On Monday, May 6, Target Chairman, President and CEO Gregg Steinhafel, a 35-year veteran of the company, lost his job in large part due to the Target data breaches from November 2013 to January 2014. He may be the first CEO of a major corporation to lose his job as a result of a data breach – but he will not be the last.

Steinhafel was a very highly regarded company leader who appears to have handled the breach crisis aggressively. He took the normal steps followed in these situations − immediately investigate the problem, notify law enforcement, notify customers, offer a 5-percent discount to customers who used Target’s branded debit and credit cards, and provide free customer credit monitoring − but the economic impact of the breach was just too substantial.

In December, Steinhafel revealed that a data breach compromised 40 million credit and debit card accounts between November 27 and December 15. Then, on January 10, the company said hackers also stole personal information − including names and phone numbers, as well as email and mailing addresses − from as many as 70 million customers.

Economic Impact: Since the breach, the company's sales, profit and stock price all have suffered. Target reported in February that its fourth-quarter profit fell 46 percent on a revenue decline of 5.3 percent as the breach scared off customers. In March, Target’s annual report reflected that the breach has spawned dozens of legal actions and that the company could not estimate how big the financial tab would be. The media coverage has been nonstop.

Monday Morning Quarterbacking: What happened and what could have been done?

Various stories have emerged. Target and many in the industry point to hackers stealing the electronic access credentials from an HVAC vendor as the source of the problem. Others indicate that the Target intrusion was the result of a series of attacks against Target’s POS systems over an extended period of time. They note the failure to update antivirus software as the likely cause. Other articles have indicated that months before the initial intrusion, personnel inside Target’s IT section warned management of potential vulnerabilities, but the company decided not to take immediate action because it believed it did not warrant immediate follow-up. The specific cause or causes probably will come out during the course of litigation.

However, the common thread here is that a more effective written information security program, or WISP, might well have prevented or limited the intrusions and it almost certainly would have saved Steinhafel’s job. Certainly, Target had extensive written security policies, but it appears that weaknesses in their program may have let them down. Effective WISPs are designed to catch, evaluate and respond to red flag warnings from IT. They are also living programs that continuously change with the changes in cyberthreats. For example, the U.S. Secret Service has been warning the industry for months that POS vulnerabilities are being targeted by hackers. Case law provides a clear example of what happens when company policies do not become the company’s living program.

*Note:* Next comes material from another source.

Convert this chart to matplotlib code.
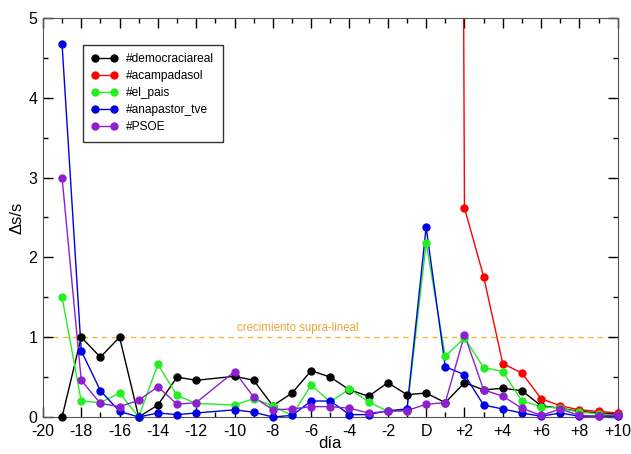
import numpy as np
import matplotlib.pyplot as plt
from matplotlib.ticker import MultipleLocator, FixedLocator

plt.rcParams['font.family'] = ['Liberation Sans', 'DejaVu Sans']

# days relative to D (day -11 missing in the source)
days = [-19, -18, -17, -16, -15, -14, -13, -12, -10, -9, -8, -7, -6, -5, -4,
        -3, -2, -1, 0, 1, 2, 3, 4, 5, 6, 7, 8, 9, 10]

democraciareal = [0, 1.0, 0.75, 1.0, 0, 0.15, 0.5, 0.46, 0.51, 0.46, 0.14, 0.3,
                  0.58, 0.5, 0.34, 0.26, 0.43, 0.28, 0.3, 0.18, 0.43, 0.34,
                  0.36, 0.33, 0.14, 0.11, 0.07, 0.05, 0.04]
el_pais = [1.5, 0.2, 0.18, 0.3, 0, 0.66, 0.27, 0.17, 0.15, 0.23, 0.14, 0.02,
           0.4, 0.19, 0.35, 0.19, 0.07, 0.08, 2.18, 0.76, 0.99, 0.62, 0.57,
           0.2, 0.13, 0.11, 0.06, 0.04, 0.02]
anapastor = [4.67, 0.83, 0.33, 0.07, 0, 0.05, 0.03, 0.05, 0.09, 0.06, 0, 0.02,
             0.2, 0.2, 0.03, 0.03, 0.08, 0.1, 2.38, 0.63, 0.53, 0.15, 0.1,
             0.05, 0.01, 0.05, 0.01, 0.01, 0.01]
psoe = [3.0, 0.46, 0.17, 0.13, 0.21, 0.38, 0.16, 0.18, 0.57, 0.25, 0.09, 0.1,
        0.13, 0.13, 0.11, 0.05, 0.07, 0.08, 0.16, 0.18, 1.03, 0.34, 0.26,
        0.11, 0.02, 0.1, 0.02, 0.01, 0.03]

days_sol = [1, 2, 3, 4, 5, 6, 7, 8, 9, 10]
acampadasol = [60, 2.62, 1.76, 0.67, 0.55, 0.23, 0.14, 0.09, 0.07, 0.05]

series = [
    ("#democraciareal", days, democraciareal, "black"),
    ("#acampadasol", days_sol, acampadasol, "#ff0000"),
    ("#el_pais", days, el_pais, "#22ee22"),
    ("#anapastor_tve", days, anapastor, "#0000e6"),
    ("#PSOE", days, psoe, "#8e1fd0"),
]

xtick_vals = [-20, -18, -16, -14, -12, -10, -8, -6, -4, -2, 0, 2, 4, 6, 8, 10]
xtick_labels = ["-20", "-18", "-16", "-14", "-12", "-10", "-8", "-6", "-4",
                "-2", "D", "+2", "+4", "+6", "+8", "+10"]

fig = plt.figure(figsize=(6.31, 4.54), dpi=100)
ax = fig.add_axes([0.068, 0.0815, 0.911, 0.879])

ymax = 5
for name, x, y, c in series:
    x = np.array(x)
    y = np.array(y)
    ax.plot(x, y, color=c, lw=1.0, zorder=2)
    m = y <= ymax
    ax.plot(x[m], y[m], 'o', color=c, ms=5, clip_on=False, zorder=3)
    # legend handle only
    ax.plot([], [], '-o', color=c, lw=1.0, ms=5, label=name)

ax.axhline(1, color="#f5b74a", ls=(0, (4, 3)), lw=1.0, zorder=1)
ax.text(-9.85, 1.04, "crecimiento supra-lineal", color="#eea53a", fontsize=8.3,
        va="bottom", ha="left")

ax.set_xlim(-20, 10)
ax.set_ylim(0, ymax)
ax.xaxis.set_major_locator(FixedLocator(xtick_vals))
ax.set_xticklabels(xtick_labels)
ax.xaxis.set_minor_locator(MultipleLocator(1))
ax.yaxis.set_major_locator(MultipleLocator(1))
ax.yaxis.set_minor_locator(MultipleLocator(0.5))
ax.tick_params(which="both", direction="in", top=True, right=True,
               labelsize=11.5)
ax.tick_params(axis="x", pad=5)
ax.tick_params(axis="y", pad=4)
ax.tick_params(which="major", length=7, width=1)
ax.tick_params(which="minor", length=3.5, width=1)
for s in ax.spines.values():
    s.set_color("#555555")

ax.set_xlabel("día", fontsize=12, labelpad=-2)
ax.set_ylabel("Δs/s", fontsize=12, labelpad=3)

leg = ax.legend(loc="upper left", bbox_to_anchor=(0.07, 0.932), numpoints=2,
                fontsize=8.6, frameon=True, fancybox=False, framealpha=1,
                edgecolor="#333333", borderaxespad=0, handlelength=2.2,
                labelspacing=0.42, borderpad=0.7, handletextpad=0.7)
leg.get_frame().set_linewidth(1.0)

fig.savefig("out.png", dpi=100)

Patco: The court’s willingness to evaluate and require a WISP was demonstrated in Patco Construction v. People’s United Bank (1st Cir. July 2012). There, hackers used malware to masquerade as the construction company and fraudulently withdraw more than $588,000 from the company’s bank account. Initially, a federal district court in Maine upheld the disclaimer of liability terms in the contract between Patco and the bank, and found in favor of the bank. However, in July 2012, the 1st Circuit overturned the district court and found that, while the bank was fully aware that its electronic banking was “high risk,” and implemented enhanced security as a result, it had neglected to effectively use its own security systems by failing to adopt security measures that, according to the court, were available and commercially reasonable under the circumstances.

Conclusion: This is an international problem. As the current cyberstorm continues, more large-scale computer intrusions will take place – around the globe. Even in the absence of individual national laws and regulations, corporate managers will be held to an increasingly high standard of data security and due diligence. It is not enough to have a WISP; however, your company needs a living, breathing security program that people actually follow when the alarms go off. Certainly investors will not give you a second chance to get it right. The target will be on their backs to protect company proprietary information, customer and employee personal information, and, in some cases, the critical infrastructure of their countries, from hostile technology, weak vendor contracts and negligent employees. Failure to protect shareholder value will continue to define whether the CEO stays or goes.